DATA SEGMENT:
**********

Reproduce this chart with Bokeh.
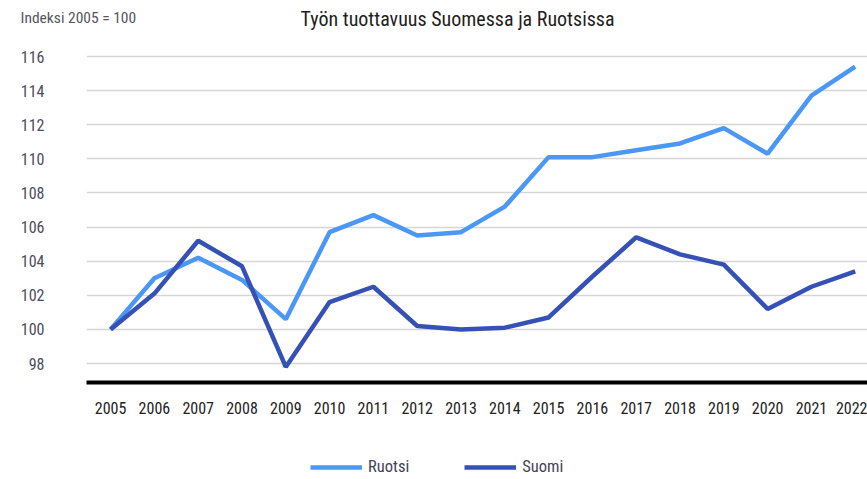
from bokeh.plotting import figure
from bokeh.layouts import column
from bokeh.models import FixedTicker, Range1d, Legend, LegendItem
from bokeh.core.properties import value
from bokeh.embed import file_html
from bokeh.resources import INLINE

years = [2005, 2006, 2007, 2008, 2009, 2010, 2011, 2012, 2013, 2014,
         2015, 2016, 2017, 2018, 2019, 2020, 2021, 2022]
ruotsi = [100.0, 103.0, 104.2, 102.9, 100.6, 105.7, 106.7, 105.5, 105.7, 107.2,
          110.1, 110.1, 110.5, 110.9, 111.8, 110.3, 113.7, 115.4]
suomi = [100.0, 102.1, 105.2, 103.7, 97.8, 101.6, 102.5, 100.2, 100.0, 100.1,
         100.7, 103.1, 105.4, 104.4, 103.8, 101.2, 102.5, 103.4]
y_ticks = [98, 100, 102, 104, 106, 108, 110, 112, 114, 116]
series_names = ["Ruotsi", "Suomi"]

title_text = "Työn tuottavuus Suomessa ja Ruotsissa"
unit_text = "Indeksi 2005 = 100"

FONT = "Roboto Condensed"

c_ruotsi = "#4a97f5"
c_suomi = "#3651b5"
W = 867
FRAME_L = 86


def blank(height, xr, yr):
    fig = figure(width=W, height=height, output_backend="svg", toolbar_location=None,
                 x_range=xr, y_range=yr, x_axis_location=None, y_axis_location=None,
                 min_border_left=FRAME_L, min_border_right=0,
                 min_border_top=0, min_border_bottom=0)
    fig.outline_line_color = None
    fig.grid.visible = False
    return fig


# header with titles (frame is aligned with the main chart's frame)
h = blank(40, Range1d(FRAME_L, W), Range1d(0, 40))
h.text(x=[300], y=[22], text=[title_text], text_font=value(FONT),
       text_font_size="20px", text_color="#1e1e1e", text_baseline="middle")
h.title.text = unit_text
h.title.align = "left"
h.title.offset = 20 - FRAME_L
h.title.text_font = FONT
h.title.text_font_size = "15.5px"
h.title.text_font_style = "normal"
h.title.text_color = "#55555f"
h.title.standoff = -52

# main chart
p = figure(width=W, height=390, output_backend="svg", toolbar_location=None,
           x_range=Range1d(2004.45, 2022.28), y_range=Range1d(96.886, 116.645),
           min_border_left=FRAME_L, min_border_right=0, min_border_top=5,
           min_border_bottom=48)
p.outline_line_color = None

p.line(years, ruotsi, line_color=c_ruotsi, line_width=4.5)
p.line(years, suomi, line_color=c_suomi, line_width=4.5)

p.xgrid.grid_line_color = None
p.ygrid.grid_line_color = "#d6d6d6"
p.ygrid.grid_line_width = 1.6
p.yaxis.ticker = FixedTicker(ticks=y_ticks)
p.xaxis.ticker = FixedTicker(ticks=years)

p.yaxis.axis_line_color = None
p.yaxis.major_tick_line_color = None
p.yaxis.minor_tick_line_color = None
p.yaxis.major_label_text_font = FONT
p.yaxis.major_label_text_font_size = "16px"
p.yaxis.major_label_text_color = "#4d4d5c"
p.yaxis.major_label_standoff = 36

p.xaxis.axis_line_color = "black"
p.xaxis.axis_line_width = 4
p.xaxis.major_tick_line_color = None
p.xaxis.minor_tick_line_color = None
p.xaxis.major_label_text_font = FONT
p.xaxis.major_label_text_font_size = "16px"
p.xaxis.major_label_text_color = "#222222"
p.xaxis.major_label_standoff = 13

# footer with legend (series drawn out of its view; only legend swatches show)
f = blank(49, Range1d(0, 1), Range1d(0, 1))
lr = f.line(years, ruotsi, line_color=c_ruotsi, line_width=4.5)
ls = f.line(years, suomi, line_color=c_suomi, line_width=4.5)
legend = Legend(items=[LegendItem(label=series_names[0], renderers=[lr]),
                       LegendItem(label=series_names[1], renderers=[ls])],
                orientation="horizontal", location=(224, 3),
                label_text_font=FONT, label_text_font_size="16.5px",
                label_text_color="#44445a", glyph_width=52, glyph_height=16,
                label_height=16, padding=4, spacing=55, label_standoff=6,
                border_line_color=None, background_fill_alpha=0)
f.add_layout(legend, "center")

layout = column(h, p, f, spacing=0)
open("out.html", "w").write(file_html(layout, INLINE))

**********

SHORT PROBLEM: Reproduce the data above word for word from its first line through the line that holds "from bokeh.resources import INLINE", both ends included; skip pictures.

CORRECT OUTPUT:
Reproduce this chart with Bokeh.
from bokeh.plotting import figure
from bokeh.layouts import column
from bokeh.models import FixedTicker, Range1d, Legend, LegendItem
from bokeh.core.properties import value
from bokeh.embed import file_html
from bokeh.resources import INLINE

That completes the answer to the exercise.